• TASK DETAILS
Where does the string "matplotlib" appear? Copy every line of the entries below that holds it.

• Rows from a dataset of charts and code
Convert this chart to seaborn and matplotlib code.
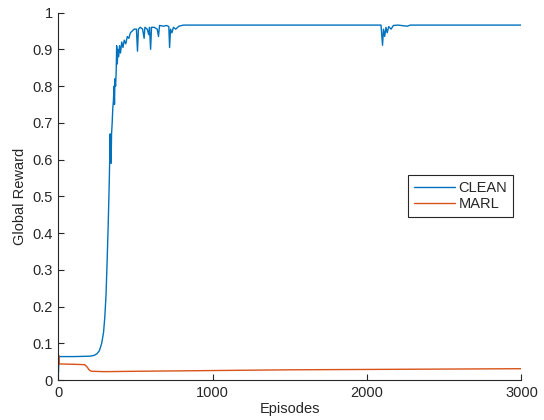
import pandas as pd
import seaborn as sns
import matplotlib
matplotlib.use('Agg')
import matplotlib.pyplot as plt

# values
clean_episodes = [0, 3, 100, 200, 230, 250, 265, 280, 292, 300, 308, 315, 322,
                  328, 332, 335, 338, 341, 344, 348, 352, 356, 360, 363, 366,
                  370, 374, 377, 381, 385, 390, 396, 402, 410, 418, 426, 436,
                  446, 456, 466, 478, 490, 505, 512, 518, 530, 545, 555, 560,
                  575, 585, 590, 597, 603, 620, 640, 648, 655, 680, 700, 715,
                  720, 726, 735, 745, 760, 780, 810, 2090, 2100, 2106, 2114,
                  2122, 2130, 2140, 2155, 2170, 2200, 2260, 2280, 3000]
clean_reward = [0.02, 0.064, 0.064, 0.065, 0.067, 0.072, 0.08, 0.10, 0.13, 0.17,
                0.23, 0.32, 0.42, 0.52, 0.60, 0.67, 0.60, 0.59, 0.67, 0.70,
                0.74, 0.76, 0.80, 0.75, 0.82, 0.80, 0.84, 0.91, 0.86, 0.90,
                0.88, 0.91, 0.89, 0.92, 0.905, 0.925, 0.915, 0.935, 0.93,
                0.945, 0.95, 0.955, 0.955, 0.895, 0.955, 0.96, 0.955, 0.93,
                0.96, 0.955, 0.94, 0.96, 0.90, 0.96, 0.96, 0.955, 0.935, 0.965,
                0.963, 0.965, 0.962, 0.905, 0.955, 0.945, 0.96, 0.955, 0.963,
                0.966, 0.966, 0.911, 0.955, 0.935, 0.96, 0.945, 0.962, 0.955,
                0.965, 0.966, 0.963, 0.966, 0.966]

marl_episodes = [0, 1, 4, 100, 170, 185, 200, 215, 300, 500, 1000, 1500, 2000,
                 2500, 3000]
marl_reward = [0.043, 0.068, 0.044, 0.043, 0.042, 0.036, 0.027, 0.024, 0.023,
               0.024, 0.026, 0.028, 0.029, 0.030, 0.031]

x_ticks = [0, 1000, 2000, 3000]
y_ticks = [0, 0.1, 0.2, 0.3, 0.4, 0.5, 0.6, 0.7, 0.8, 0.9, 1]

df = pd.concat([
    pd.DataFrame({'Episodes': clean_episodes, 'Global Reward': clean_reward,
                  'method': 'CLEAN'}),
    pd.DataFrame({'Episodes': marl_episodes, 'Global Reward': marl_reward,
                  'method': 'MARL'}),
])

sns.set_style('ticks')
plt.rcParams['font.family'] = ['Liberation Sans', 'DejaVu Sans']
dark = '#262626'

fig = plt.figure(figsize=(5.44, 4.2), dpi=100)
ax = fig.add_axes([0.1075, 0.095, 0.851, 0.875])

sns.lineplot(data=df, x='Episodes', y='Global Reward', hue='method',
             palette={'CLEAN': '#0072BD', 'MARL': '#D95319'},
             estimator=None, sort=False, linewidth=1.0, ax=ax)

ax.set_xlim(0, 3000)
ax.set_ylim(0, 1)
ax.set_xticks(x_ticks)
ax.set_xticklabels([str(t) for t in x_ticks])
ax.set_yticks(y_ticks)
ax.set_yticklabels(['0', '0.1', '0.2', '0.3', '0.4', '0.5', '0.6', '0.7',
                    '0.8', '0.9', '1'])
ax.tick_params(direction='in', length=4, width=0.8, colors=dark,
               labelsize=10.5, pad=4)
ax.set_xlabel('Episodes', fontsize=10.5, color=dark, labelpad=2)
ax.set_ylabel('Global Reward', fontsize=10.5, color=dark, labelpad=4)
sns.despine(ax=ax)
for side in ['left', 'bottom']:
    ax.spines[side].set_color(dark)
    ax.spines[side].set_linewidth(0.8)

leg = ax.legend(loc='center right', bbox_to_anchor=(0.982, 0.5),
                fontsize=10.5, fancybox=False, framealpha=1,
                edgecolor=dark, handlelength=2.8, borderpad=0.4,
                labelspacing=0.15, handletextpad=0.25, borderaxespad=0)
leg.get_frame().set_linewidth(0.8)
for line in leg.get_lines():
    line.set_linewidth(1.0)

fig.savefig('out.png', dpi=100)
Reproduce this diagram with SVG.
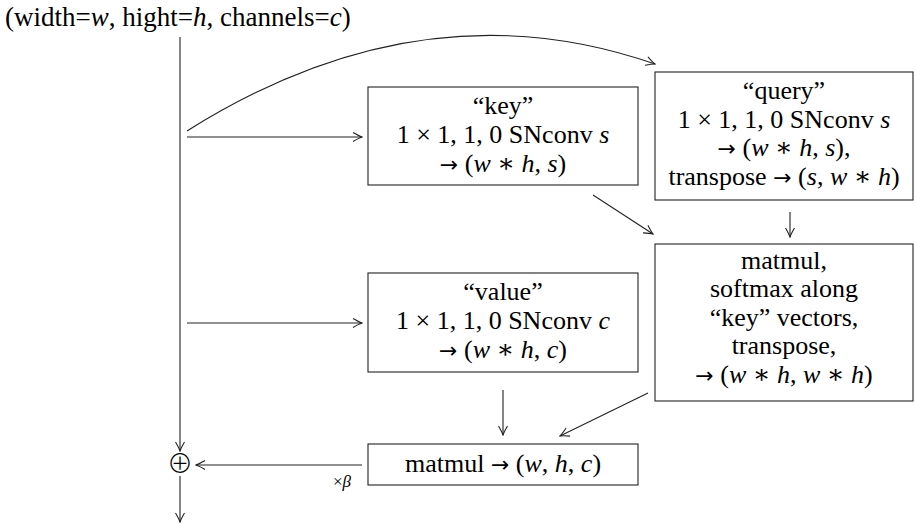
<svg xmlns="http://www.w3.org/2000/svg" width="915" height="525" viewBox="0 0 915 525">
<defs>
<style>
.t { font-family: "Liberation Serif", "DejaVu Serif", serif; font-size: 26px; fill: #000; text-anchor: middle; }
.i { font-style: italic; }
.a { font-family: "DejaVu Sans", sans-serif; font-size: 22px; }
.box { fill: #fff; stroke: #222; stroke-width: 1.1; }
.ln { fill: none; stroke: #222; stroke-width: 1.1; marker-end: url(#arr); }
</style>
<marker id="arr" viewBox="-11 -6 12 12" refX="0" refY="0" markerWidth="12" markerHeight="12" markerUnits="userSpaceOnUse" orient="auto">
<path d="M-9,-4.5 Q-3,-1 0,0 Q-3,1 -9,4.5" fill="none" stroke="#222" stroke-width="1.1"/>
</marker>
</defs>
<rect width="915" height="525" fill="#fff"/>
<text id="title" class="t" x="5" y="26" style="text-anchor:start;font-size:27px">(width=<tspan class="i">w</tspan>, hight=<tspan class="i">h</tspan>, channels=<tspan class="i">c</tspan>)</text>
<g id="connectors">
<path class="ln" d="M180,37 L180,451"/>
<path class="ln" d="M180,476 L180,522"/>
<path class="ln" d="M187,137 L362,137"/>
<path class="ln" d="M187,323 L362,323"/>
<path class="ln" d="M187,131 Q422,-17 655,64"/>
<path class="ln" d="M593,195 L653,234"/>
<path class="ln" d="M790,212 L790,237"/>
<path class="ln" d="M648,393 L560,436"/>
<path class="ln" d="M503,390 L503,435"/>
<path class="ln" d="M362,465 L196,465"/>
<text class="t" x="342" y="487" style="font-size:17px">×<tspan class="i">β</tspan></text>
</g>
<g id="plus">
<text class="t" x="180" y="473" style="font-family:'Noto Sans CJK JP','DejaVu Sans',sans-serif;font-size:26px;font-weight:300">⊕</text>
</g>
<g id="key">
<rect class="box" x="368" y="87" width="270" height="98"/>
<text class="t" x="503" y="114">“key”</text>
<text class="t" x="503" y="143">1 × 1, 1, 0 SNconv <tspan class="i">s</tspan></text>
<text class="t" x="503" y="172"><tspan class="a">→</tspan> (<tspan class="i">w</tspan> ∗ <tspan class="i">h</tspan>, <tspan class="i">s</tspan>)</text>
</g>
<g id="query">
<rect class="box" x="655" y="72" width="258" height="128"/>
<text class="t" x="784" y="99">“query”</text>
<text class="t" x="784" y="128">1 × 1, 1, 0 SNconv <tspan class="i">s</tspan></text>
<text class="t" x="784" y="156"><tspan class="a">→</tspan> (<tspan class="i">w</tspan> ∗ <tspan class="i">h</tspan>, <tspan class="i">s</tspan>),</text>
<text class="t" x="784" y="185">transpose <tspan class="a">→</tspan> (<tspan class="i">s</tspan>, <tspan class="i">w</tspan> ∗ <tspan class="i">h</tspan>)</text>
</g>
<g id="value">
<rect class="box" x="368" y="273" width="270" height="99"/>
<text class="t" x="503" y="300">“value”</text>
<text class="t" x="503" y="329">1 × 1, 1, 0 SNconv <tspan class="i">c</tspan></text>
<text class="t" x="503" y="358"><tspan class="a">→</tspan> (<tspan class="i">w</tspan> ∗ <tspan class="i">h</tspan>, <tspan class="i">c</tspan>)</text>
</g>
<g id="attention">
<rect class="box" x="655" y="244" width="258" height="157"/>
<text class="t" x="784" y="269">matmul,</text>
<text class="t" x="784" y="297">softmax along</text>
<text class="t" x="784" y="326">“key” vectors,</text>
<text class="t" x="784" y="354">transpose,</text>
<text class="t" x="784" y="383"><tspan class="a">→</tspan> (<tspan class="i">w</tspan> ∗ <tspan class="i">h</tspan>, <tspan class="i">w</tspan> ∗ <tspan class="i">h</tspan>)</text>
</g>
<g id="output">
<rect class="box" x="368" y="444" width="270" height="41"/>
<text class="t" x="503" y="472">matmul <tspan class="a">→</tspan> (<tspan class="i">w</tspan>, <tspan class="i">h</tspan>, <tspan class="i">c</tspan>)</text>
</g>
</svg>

• THE RESPONSE
Convert this chart to seaborn and matplotlib code.
import matplotlib
matplotlib.use('Agg')
import matplotlib.pyplot as plt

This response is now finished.